I love the vision your words evoke of the large hawthorn tree, but I am sorry it fell, nevertheless.
Hugs hugs, K! Master Danger deigns to send an open-mouthed smile your way.
In spite of their dangers, I love trees, even the ones that might fall on me at any minute (but I grew up playing house in the giant roots of live oaks, with their acorns as cups for my tea parties). But having lived in the west too, I can really understand the love of open skies.
Roots, however...wish your treeman had been there to advise me against planting a red maple in my yard 30 years ago. I might have saved thousands and thousands of dollars in plumbing bills. Please let us know what you decide to plant!
And hope it grows quickly and keeps you cool for many years.
I do think about trees' well-known destruction of plumbing, too! But I'll hope this is a better-mannered tree. :)

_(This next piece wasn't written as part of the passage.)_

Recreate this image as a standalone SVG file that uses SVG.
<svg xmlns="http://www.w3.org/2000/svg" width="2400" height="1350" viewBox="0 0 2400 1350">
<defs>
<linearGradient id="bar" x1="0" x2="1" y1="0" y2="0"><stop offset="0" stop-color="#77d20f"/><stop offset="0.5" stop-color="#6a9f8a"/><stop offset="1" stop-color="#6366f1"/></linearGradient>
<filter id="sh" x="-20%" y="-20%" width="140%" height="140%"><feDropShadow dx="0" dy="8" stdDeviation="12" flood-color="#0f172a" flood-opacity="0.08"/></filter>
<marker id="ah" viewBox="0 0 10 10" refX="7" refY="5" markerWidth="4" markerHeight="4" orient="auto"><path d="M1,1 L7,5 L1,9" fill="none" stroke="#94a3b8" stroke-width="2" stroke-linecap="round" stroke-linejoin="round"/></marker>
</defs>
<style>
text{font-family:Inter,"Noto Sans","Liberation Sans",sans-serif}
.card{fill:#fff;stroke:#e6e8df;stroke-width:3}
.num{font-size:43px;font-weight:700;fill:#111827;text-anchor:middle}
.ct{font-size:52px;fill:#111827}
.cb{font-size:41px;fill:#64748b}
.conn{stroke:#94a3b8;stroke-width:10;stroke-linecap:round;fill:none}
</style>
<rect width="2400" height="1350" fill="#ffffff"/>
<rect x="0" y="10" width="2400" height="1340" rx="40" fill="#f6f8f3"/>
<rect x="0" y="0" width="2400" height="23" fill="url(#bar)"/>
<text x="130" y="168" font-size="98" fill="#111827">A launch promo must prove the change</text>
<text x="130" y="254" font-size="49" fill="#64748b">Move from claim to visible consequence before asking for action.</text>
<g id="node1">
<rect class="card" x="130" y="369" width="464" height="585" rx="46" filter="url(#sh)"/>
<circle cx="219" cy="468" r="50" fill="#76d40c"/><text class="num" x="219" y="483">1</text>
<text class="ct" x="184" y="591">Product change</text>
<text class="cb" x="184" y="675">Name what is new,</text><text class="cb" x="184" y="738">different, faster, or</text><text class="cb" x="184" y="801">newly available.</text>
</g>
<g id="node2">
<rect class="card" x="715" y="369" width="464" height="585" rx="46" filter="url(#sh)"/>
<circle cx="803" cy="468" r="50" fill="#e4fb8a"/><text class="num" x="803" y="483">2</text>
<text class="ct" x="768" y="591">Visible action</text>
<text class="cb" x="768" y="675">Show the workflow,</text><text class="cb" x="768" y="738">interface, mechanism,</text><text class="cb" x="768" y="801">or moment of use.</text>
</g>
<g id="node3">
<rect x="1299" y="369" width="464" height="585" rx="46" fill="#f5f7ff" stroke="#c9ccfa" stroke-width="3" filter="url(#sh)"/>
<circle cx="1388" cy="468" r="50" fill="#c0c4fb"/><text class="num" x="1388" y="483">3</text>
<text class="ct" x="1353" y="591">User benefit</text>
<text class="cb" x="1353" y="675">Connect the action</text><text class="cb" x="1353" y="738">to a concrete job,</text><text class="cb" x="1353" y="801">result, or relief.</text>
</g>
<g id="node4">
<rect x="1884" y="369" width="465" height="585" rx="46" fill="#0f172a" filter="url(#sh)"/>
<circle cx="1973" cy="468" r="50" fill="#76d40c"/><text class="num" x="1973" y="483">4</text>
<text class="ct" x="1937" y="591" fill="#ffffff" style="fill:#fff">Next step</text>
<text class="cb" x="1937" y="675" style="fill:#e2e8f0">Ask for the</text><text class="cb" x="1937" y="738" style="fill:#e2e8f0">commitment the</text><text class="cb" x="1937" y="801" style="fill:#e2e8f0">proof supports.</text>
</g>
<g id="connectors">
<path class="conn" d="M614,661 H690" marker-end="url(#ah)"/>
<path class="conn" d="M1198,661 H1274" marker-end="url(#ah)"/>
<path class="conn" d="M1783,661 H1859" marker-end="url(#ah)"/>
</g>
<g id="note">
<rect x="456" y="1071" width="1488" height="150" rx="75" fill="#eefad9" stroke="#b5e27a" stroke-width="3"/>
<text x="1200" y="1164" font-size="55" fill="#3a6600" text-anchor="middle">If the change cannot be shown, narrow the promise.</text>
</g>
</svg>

Cheers, shade, and sea breezes for you today!
|Date:||May 12th, 2015 05:34 pm (UTC)|| |
So happy at the prospect! :)
Cheers and hugs to you today!
I had the exact same feeling as your mom when we visited friends out east...way too many trees and hills. I always breathed a little easier when we were on the top of one of the hills and I could see all around me. Downside is it's always windy :)
Wind is something one learns to live with in the West! :) When I moved to the subtropics, in fact, the lack of wind (except during thunderstorms and hurricanes) actually bothered me. I'm more used to stillness now, but it's still a small ache.
Hugs for your day!
A small tree sounds good!
I cross my fingers. :)
Cheers and hugs today!
And out here in the Southwest, we live in bowls, surrounded by mountains at all times (Barb, Arizona Native, was appalled by the vastness of the prairies!) - we move from one valley to the next.

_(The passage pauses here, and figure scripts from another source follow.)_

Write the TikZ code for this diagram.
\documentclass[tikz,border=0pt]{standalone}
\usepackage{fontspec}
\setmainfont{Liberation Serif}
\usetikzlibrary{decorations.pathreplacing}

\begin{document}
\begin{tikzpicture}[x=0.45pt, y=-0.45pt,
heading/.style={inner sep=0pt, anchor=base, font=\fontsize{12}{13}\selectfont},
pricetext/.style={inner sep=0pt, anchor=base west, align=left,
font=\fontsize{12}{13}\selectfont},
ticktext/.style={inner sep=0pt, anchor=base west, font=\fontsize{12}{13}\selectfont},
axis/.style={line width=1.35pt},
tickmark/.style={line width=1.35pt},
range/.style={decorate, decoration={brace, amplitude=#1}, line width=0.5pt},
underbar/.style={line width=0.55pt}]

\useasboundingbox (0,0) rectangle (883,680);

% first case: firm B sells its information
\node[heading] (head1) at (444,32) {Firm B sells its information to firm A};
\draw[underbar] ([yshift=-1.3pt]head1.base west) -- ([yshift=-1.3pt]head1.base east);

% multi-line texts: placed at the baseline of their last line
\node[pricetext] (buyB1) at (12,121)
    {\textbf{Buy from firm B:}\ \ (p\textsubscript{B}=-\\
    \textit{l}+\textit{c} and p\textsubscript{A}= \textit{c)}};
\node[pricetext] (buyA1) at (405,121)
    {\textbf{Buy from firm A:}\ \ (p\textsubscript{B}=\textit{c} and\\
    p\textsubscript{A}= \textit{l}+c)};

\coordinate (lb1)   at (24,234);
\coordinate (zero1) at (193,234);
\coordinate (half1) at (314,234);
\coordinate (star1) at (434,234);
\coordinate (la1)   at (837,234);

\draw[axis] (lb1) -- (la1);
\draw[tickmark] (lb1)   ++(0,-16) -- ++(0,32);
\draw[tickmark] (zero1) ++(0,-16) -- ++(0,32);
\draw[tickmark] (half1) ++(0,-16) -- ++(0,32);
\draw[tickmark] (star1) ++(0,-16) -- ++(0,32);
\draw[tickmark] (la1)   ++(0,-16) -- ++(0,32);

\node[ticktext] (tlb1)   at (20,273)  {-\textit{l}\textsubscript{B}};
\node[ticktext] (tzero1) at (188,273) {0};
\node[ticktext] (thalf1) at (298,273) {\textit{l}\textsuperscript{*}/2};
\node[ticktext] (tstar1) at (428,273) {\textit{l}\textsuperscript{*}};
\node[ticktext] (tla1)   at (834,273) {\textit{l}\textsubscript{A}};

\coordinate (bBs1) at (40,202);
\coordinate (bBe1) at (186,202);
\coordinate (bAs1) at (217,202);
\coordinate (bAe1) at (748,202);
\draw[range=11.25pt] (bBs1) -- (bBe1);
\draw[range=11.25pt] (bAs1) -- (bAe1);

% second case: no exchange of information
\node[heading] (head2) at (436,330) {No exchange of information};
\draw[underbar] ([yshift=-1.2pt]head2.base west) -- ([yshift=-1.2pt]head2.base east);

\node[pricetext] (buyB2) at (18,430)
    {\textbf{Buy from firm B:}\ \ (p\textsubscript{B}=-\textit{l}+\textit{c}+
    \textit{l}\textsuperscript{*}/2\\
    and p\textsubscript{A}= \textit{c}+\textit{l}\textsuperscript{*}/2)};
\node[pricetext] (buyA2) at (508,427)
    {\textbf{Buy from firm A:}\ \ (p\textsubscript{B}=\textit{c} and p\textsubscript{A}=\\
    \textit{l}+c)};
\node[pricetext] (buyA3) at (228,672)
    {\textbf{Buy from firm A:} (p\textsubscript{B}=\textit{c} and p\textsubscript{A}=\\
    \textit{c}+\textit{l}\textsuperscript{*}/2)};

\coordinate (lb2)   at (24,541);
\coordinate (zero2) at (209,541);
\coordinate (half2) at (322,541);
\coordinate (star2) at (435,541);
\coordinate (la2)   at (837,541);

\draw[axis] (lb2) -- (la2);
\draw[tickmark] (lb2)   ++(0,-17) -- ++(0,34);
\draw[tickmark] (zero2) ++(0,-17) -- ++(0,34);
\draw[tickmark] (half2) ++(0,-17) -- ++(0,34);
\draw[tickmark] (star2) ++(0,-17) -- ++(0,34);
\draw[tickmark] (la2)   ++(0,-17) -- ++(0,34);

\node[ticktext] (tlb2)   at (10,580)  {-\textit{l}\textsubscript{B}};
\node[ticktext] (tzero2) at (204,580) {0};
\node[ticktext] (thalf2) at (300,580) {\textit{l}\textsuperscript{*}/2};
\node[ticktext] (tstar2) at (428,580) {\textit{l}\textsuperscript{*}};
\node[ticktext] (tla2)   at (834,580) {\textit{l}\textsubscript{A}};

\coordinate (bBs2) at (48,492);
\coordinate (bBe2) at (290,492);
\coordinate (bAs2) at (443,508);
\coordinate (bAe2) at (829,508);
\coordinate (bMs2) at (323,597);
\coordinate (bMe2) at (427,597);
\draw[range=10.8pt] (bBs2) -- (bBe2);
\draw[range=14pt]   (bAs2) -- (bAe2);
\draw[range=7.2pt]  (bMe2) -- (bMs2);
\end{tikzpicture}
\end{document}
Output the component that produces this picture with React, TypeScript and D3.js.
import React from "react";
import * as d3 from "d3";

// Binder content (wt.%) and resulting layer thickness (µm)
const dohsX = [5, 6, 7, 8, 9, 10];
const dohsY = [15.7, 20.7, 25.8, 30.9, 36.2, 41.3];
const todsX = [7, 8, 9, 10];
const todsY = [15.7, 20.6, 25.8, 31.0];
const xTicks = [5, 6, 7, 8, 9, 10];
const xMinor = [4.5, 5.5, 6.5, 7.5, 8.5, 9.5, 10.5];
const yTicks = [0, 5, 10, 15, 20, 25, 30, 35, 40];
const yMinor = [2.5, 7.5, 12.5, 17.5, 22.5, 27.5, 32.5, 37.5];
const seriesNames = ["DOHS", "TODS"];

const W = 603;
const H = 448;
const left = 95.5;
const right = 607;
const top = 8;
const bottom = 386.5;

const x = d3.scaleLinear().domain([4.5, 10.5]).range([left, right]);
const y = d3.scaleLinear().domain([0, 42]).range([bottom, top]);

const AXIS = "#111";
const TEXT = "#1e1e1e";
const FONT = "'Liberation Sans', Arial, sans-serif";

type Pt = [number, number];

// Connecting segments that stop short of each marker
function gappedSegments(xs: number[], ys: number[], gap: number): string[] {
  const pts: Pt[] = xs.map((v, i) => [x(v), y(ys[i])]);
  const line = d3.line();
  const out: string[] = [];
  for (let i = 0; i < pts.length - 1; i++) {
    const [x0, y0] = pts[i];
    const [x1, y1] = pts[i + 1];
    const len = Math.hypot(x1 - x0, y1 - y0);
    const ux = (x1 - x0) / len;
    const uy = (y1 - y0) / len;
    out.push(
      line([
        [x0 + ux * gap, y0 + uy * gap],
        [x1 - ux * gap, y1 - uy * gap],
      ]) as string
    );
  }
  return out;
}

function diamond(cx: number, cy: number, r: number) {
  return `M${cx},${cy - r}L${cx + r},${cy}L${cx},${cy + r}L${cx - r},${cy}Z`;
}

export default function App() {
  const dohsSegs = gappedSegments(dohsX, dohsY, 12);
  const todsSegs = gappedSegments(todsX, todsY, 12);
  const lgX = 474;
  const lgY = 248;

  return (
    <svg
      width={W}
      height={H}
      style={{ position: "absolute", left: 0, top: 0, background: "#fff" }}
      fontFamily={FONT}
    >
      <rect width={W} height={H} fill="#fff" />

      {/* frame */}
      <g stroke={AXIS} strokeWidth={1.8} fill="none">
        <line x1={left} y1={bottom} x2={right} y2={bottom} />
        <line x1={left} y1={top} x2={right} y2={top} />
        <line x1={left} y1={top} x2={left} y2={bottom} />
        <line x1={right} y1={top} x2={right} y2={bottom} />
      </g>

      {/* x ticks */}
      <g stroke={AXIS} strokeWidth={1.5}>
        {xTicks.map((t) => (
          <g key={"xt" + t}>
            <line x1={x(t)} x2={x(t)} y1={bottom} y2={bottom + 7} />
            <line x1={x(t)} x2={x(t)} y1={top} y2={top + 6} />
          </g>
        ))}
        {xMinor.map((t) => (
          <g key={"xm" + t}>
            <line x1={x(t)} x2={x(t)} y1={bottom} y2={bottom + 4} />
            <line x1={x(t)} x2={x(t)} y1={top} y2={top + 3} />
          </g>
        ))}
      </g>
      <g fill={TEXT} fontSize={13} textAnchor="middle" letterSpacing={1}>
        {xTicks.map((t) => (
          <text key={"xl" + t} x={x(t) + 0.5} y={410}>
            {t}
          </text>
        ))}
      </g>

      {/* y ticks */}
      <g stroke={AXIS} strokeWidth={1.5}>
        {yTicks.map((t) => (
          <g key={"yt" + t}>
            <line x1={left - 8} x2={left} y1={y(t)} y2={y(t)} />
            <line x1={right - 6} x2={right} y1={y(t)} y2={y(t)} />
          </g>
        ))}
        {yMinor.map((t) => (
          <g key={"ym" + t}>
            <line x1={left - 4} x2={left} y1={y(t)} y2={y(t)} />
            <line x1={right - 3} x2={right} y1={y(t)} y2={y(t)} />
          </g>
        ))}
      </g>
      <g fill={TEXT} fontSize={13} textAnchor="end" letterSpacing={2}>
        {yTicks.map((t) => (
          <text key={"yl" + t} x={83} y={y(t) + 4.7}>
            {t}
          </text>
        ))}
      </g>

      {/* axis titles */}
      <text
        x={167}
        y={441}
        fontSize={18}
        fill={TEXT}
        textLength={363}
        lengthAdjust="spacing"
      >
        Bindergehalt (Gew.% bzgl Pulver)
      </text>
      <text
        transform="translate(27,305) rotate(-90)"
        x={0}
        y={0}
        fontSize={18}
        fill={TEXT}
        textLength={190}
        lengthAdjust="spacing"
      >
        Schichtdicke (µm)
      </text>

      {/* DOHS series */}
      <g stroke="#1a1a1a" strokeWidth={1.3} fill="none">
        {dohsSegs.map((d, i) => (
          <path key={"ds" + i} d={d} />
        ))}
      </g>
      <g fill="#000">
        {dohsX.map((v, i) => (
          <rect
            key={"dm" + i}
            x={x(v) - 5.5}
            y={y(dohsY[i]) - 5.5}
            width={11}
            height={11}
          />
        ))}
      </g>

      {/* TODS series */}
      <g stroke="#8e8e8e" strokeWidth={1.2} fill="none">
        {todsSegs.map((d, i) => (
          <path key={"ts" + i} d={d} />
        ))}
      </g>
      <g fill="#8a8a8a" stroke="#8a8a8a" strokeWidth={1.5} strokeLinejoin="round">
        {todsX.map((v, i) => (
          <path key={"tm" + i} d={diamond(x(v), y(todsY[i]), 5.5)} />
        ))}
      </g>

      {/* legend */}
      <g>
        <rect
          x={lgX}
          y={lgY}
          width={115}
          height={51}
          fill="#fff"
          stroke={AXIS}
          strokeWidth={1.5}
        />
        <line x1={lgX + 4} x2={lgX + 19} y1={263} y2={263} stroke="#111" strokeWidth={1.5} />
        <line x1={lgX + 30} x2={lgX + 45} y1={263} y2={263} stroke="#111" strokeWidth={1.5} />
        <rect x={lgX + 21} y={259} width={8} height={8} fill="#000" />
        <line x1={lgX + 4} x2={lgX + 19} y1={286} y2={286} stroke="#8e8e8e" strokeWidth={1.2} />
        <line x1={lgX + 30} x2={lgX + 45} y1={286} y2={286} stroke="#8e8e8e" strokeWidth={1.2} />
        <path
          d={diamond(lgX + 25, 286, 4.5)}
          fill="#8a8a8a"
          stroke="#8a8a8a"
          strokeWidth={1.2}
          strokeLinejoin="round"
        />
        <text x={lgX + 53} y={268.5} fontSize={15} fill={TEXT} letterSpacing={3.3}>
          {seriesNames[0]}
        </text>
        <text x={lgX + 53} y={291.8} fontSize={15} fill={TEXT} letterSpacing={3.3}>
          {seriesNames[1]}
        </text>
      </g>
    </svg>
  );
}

But trees! Oh, lovely trees! Desert trees like to hunker down close to the ground to provide their shade, and man cuts off those bottom branches to make them stand tall like eastern trees -- which makes them that much more dangerous. It's always the trimmed up desert trees that snap off in the monsoon winds. But... they still look pretty, even so!
Hugs to you and Master Danger!
Tucson at least had *some* horizon, for which I was thankful when I lived there. :)
I do love desert trees, although my preferred desert is the Chihuahua rather than the Sonora. And as with the prairies and tree-filled hollows or riverbeds, I love walking by a desert stream and seeing the trees clinging to that moisture.
Cheers and hugs to you!
I am a tree person. E. is a beach person, my sister is a garden person, but I'm trees.
I am a garden person and a prairie person, mostly. Despite where I live, I am not a beach person (possibly because of my dislike of the sun -- it might be different in the Pacific Northwest).
[EDITED TO ADD: And I am also a Chihuahua and Sonora Desert person, but not so much Mojave.]
So interesting to see all this human variety!